Les ratés du système belge
Lors des rassemblements en hommage aux victimes, les autorités ont de nouveau échoué, déplore le quotidien libéral De Standaard :
«Depuis les attentats du 22 mars, on constate chaque jour les défaillances intenables du système belge. Ce défaut de responsabilité ne doit pas durer. Cela ne va pas. ... S’il est clair que le chaos mine l’architecture sécuritaire, cette situation devient fatale, au sens propre du terme, mais aussi au plan politique et diplomatique. ... L’ensemble des autorités compétentes étaient au courant [de la marche des hooligans], mais personne ne s’est senti concerné. ... Le problème, ce ne sont pas les structures, mais croire que l'on peut travailler ensemble en se tournant le dos. ... Il est impératif que les maillots de la chaîne échangent des informations et prennent des décisions responsables.»

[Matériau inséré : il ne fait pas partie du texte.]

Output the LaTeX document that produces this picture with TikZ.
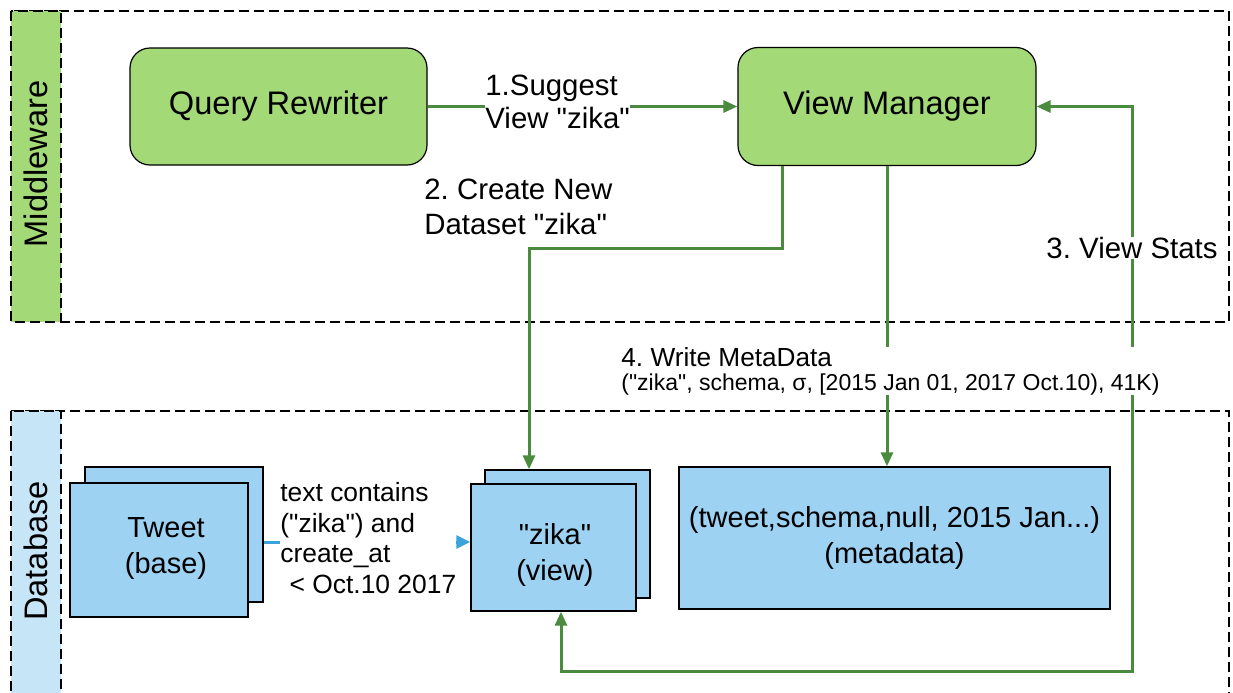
\documentclass[tikz,border=0pt]{standalone}
\usepackage{fontspec}
\setmainfont{Liberation Sans}[Ligatures=TeXOff]
\usetikzlibrary{arrows.meta,calc}
\frenchspacing
\definecolor{mwgreen}{HTML}{A3D977}
\definecolor{dbblue}{HTML}{9DD2F2}
\definecolor{dbstrip}{HTML}{C6E5F7}
\definecolor{flowgreen}{HTML}{4B8B3F}
\definecolor{flowblue}{HTML}{3BA3DC}
\tikzset{
  layer/.style={draw=black, line width=0.7pt, dash pattern=on 5pt off 2.5pt},
  strip/.style={draw=black, line width=0.7pt, dash pattern=on 5pt off 2.5pt},
  module/.style={draw=black, line width=0.6pt, fill=mwgreen, rounded corners=10pt,
    inner sep=0pt, font=\fontsize{16.3}{19}\selectfont},
  table/.style={draw=black, line width=0.7pt, fill=dbblue, inner sep=0pt,
    align=center, font=\fontsize{14.5}{18}\selectfont},
  flow/.style={draw=flowgreen, line width=1.5pt, -{Triangle[length=7pt,width=6pt]}},
  feed/.style={draw=flowblue, line width=1.5pt, -{Triangle[length=7pt,width=6.5pt]}},
  note/.style={inner sep=0pt, align=left, fill=white},
  layertitle/.style={rotate=90, font=\fontsize{16.3}{19}\selectfont},
}
\begin{document}
\begin{tikzpicture}[x=0.5pt,y=-0.5pt]
\useasboundingbox (0,0) rectangle (1233,692);
\clip (0,0) rectangle (1233,692);

% layers
\draw[layer] (11,11) rectangle (1229,322);
\draw[strip, fill=mwgreen] (11,11) rectangle (61,322);
\node[layertitle] (mwlabel) at (36,164) {Middleware};

\draw[layer] (11,411) rectangle (1229,720);
\draw[strip, fill=dbstrip] (11,411) rectangle (61,720);
\node[layertitle] (dblabel) at (36,551) {Database};

% middleware modules
\node[module, minimum width=148.5pt, minimum height=58.5pt] (qr) at (278.5,106.5) {Query Rewriter};
\node[module, minimum width=149pt, minimum height=59pt] (vm) at (887,106.5) {View Manager};

% database tables
\node[table, minimum width=89pt, minimum height=67.5pt] (tb) at (174,534.5) {};
\node[table, minimum width=89pt, minimum height=67pt] (tf) at (159,550) {};
\node (tweettext) [align=center, font=\fontsize{14.5}{18}\selectfont] at (166,549) {Tweet\\(base)};

\node[table, minimum width=82.5pt, minimum height=64pt] (vb) at (567.5,534) {};
\node[table, minimum width=82.5pt, minimum height=63.5pt] (vf) at (553.5,547.5) {};
\node (viewtext) [align=center, font=\fontsize{14.5}{18}\selectfont] at (555,555) {"zika"\\(view)};

\node[table, minimum width=215.5pt, minimum height=71pt] (md) at (894.5,538)
  {(tweet,schema,null, 2015 Jan...)\\(metadata)};

% connectors
\coordinate (c1) at (0,542);
\coordinate (c2) at (529,248);
\coordinate (c3) at (1132,671);

\draw[feed] (tb.east |- c1) -- (vf.west |- c1);
\draw[flow] (qr.east) -- (qr.east -| vm.west);
\draw[flow] ([xshift=22.5pt]vm.south west) |- (c2) -- (c2 |- vb.north);
\draw[flow] (vm.south) -- (vm.south |- md.north);
\draw[flow, {Triangle[length=7pt,width=6pt]}-{Triangle[length=7pt,width=6pt]}]
  ([xshift=3.75pt]vf.south) |- (c3) |- (vm.east);

% labels
\node[note, anchor=west, font=\fontsize{14.7}{16.5}\selectfont] (l1) at (485,102)
  {1.Suggest\\View "zika"};
\node[note, anchor=west, font=\fontsize{14.7}{17.5}\selectfont] (l2) at (424,207)
  {2. Create New\\Dataset "zika"};
\node[note, font=\fontsize{14.7}{17}\selectfont] (l3) at (1132,248) {3. View Stats};
\node[note, anchor=west] (l4) at (621,371)
  {\fontsize{13.1}{15}\selectfont 4. Write MetaData\\
   \fontsize{11.5}{15}\selectfont ("zika", schema, σ, [2015 Jan 01, 2017 Oct.10), 41K)};
\node[note, anchor=west, font=\fontsize{13.2}{15.3}\selectfont] (lf) at (280,538)
  {text contains\\("zika") and\\create\_at\\\hspace*{0.35em}< Oct.10 2017};
\end{tikzpicture}
\end{document}
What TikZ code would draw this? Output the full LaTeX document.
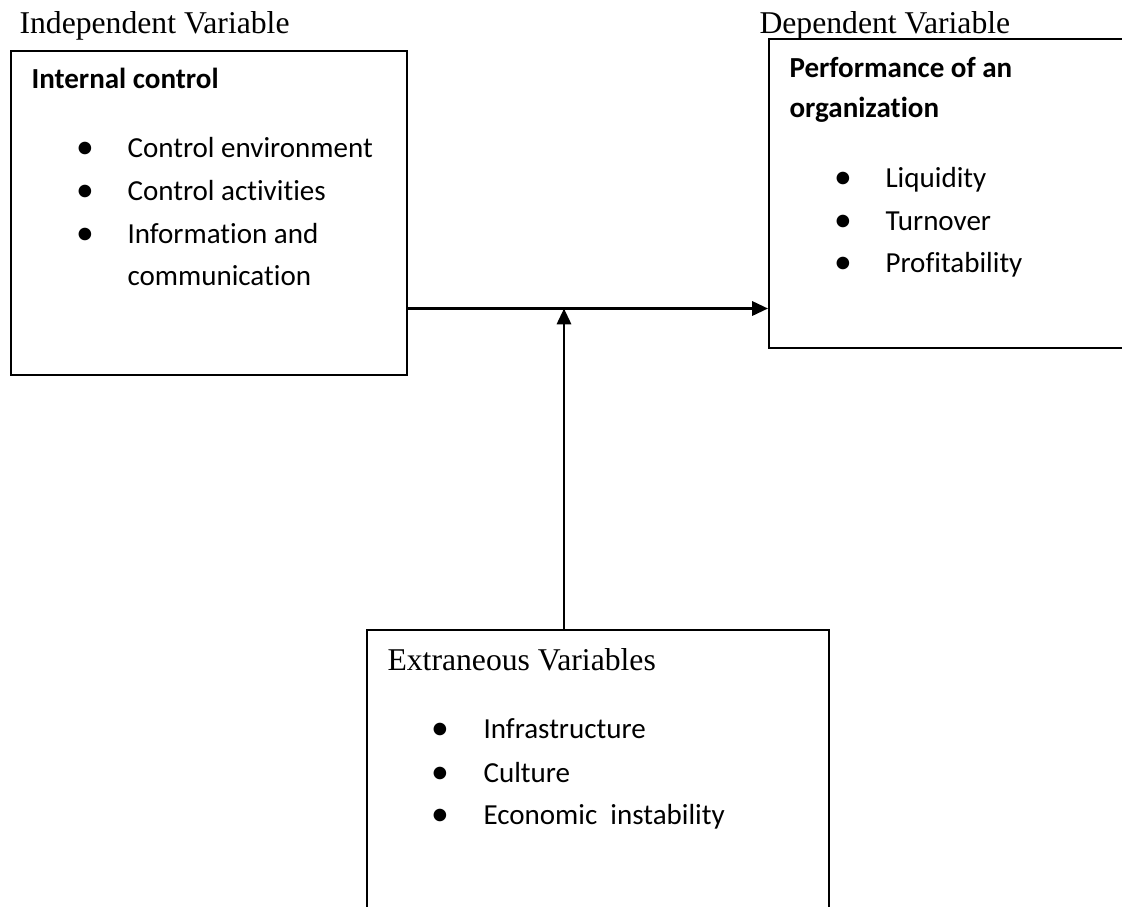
\documentclass[tikz,border=0pt]{standalone}
\usepackage{fontspec}
\setmainfont{Liberation Serif}
\newfontfamily\calibri[Ligatures=NoCommon]{Carlito}
\usetikzlibrary{positioning}
\usetikzlibrary{arrows.meta}

\tikzset{
  varbox/.style={draw, line width=0.75pt, inner sep=0pt, anchor=north west},
  vartitle/.style={anchor=base west, inner sep=0pt, font=\fontsize{12}{14}\selectfont},
  boxhead/.style={anchor=base west, inner sep=0pt, font=\calibri\bfseries\fontsize{11}{13}\selectfont},
  listitem/.style={anchor=base west, inner sep=0pt, font=\calibri\fontsize{11}{13}\selectfont},
  bulletmark/.style={anchor=base, inner sep=0pt, font=\calibri\fontsize{13.5}{14}\selectfont},
  link/.style={line width=0.95pt, -{Triangle[length=6pt,width=5.4pt]}}
}

\begin{document}
\begin{tikzpicture}[x=0.3788pt, y=-0.3788pt]
\useasboundingbox (0,0) rectangle (1122,907);
\clip (0,0) rectangle (1122,907);

% variable boxes
\node[varbox, minimum width=396*0.3788pt, minimum height=324*0.3788pt] (ctrl) at (10,50) {};
\node[varbox, minimum width=390*0.3788pt, minimum height=309*0.3788pt] (perf) at (768,38) {};
\node[varbox, minimum width=462*0.3788pt, minimum height=340*0.3788pt] (extr) at (366,629) {};

\node[vartitle] (indep) at (19,33) {Independent Variable};
\node[vartitle] (dep) at (759,33) {Dependent Variable};

% internal control
\node[boxhead] (ctrlhead) at (31,88) {Internal control};
\node[bulletmark] (b1) at (85,158) {\textbullet};
\node[listitem] (c1) at (127,157) {Control environment};
\node[bulletmark] (b2) at (85,201) {\textbullet};
\node[listitem] (c2) at (127,200) {Control activities};
\node[bulletmark] (b3) at (85,244) {\textbullet};
\node[listitem] (c3) at (127,243) {Information and};
\node[listitem] (c4) at (127,285) {communication};

% performance
\node[boxhead] (perfhead) at (789,77) {Performance of an};
\node[boxhead] (perfhead2) at (789,117) {organization};
\node[bulletmark] (d1) at (843,188) {\textbullet};
\node[listitem] (p1) at (885,187) {Liquidity};
\node[bulletmark] (d2) at (843,231) {\textbullet};
\node[listitem] (p2) at (885,230) {Turnover};
\node[bulletmark] (d3) at (843,273) {\textbullet};
\node[listitem] (p3) at (885,272) {Profitability};

% extraneous
\node[vartitle] (extrhead) at (387,670) {Extraneous Variables};
\node[bulletmark] (e1) at (440,739) {\textbullet};
\node[listitem] (x1) at (483,738) {Infrastructure};
\node[bulletmark] (e2) at (440,783) {\textbullet};
\node[listitem] (x2) at (483,782) {Culture};
\node[bulletmark] (e3) at (440,825) {\textbullet};
\node[listitem] (x3) at (483,824) {Economic\ \ instability};

% connectors
\coordinate (meet) at (564,308.5);
\draw[link] (ctrl.east |- meet) -- (perf.west |- meet);
\draw[link] (meet |- extr.north) -- (meet);
\end{tikzpicture}
\end{document}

Le renseignement et la politique sont responsables
Le service de renseignement et les politiques belges se renvoient mutuellement la balle, alors que les deux côtés sont responsables des attentats du 22 mars, estime le quotidien Evenimentul Zilei :
«Les services secrets sont responsables, car l’une de leurs compétences est la lutte contre le terrorisme - ils doivent déjouer les attentats. Mais les renseignements belges manquent de moyens financiers et leurs ressources humaines sont infimes comparées au nombre de terroristes qui rentrent dans le pays - 1.500 agents secrets se trouvent face à 500 combattants. Au niveau européen, la Belgique regroupe le plus de terroristes par habitants qui se rendent dans des zones de crise et retournent au pays. Ceci dit, la responsabilité de préparer un système administratif à une menace incombe aux politiques. ... Parmi les défauts, on peut citer les options légales limitées dont disposent les agences de renseignement belges et le manque de moyens compte tenu des mission qui leur sont assignées.»

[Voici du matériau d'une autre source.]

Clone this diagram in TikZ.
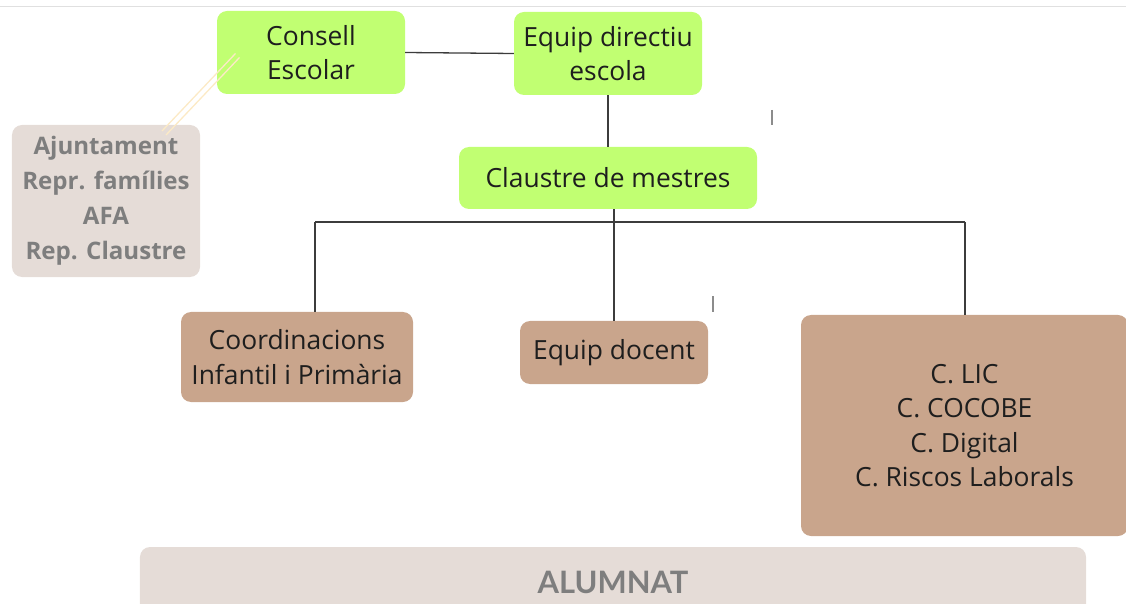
\documentclass[tikz,border=0pt]{standalone}
\usepackage{fontspec}
\setmainfont{Open Sans}
\newfontfamily\alumfont{Lato}
\usetikzlibrary{positioning}
\definecolor{lime}{HTML}{C1FF72}
\definecolor{tan}{HTML}{C9A58C}
\definecolor{sand}{HTML}{E5DCD7}
\definecolor{cream}{HTML}{FCEAC6}
\definecolor{ink}{HTML}{1E1E1E}
\definecolor{greytext}{HTML}{7E7E7E}
\definecolor{wire}{HTML}{3C3C3C}
\begin{document}
\begin{tikzpicture}[x=1bp,y=-1bp,
  box/.style={rounded corners=10bp,inner sep=0pt,align=center,text=ink,
    font=\fontsize{26.5}{34.5}\selectfont},
  greenbox/.style={box,fill=lime},
  tanbox/.style={box,fill=tan},
  sandbox/.style={box,fill=sand,text=greytext,font=\fontsize{24.2}{35}\selectfont\bfseries},
  wireline/.style={draw=wire,line width=1.3bp}]
\useasboundingbox (0,0) rectangle (1126,604);
\draw[black!12,line width=1bp] (0,7) -- (1126,7);
% top row
\node[greenbox,minimum width=188bp,minimum height=83bp] (cons) at (311,52.5) {Consell\\Escolar};
\node[greenbox,minimum width=188bp,minimum height=83bp] (dir) at (608,53.5) {Equip directiu\\escola};
\node[greenbox,minimum width=298bp,minimum height=62bp] (claus) at (608,178) {Claustre de mestres};
\node[sandbox,minimum width=188bp,minimum height=152bp] (ajunt) at (106,201) {Ajuntament\\Repr. famílies\\AFA\\Rep. Claustre};
% second row
\node[tanbox,minimum width=232bp,minimum height=90bp] (coord) at (297,357) {Coordinacions\\Infantil i Primària};
\node[tanbox,minimum width=188bp,minimum height=63bp] (docent) at (614,352.5) {Equip docent};
\node[tanbox,minimum width=327bp,minimum height=221bp] (comis) at (964.5,425.5) {C. LIC\\C. COCOBE\\C. Digital\\C. Riscos Laborals};
\node[sandbox,minimum width=946bp,minimum height=70bp,font=\alumfont\fontsize{31}{34}\selectfont\bfseries] (alum) at (613,582) {ALUMNAT};
% connectors
\coordinate (busL) at (315,222);
\coordinate (busR) at (965,222);
\draw[wireline] (cons.east) -- (dir.west);
\draw[wireline] (dir.south) -- (claus.north);
\draw[wireline] (claus.south -| docent.north) -- (docent.north);
\draw[wireline] (busL) -- (busR);
\draw[wireline] (busL) -- (coord.north -| busL);
\draw[wireline] (busR) -- (comis.north -| busR);
\coordinate (linkA) at (237.5,55.5);
\coordinate (linkB) at (164,133);
\draw[cream,line width=1.3bp] ([shift={(-2,-2)}]linkA) -- ([shift={(-2,-2)}]linkB);
\draw[cream,line width=1.3bp] ([shift={(2,2)}]linkA) -- ([shift={(2,2)}]linkB);
% stray ticks
\draw[black!45,line width=1.3bp] (772,110) -- (772,125);
\draw[black!45,line width=1.3bp] (713,296) -- (713,312);
\end{tikzpicture}
\end{document}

Des forces de sécurité non professionnelles
La confiance dans les forces de sécurité belges est ébranlée, résume le quotidien conservateur La Vanguardia :
«Les attentats de Paris et de Bruxelles remettent en question le professionnalisme des forces de sécurité. Le nombre d’erreurs est tellement important qu’il faut se demander comment la capitale des institutions européennes, dans laquelle circulent chaque les principaux politiques du continent, peut être entre les mains d’un service de sécurité aussi inefficace. ... En Belgique, le ministre de l’Intérieur Jan Jambon et l’exploitant des transports en commun Stib se disputent, le premier affirmant avoir ordonné la fermeture du métro suite à l’attentat à l’aéroport, tandis que le deuxième dit n’avoir jamais reçu un tel ordre. Agatha Christie disait que le secret d’un bon roman policier résidait dans le fait que le commissaire ne devait jamais en savoir plus que le lecteur. Or la situation devient dramatique lorsque la police en sait moins, en réalité, que les citoyens.»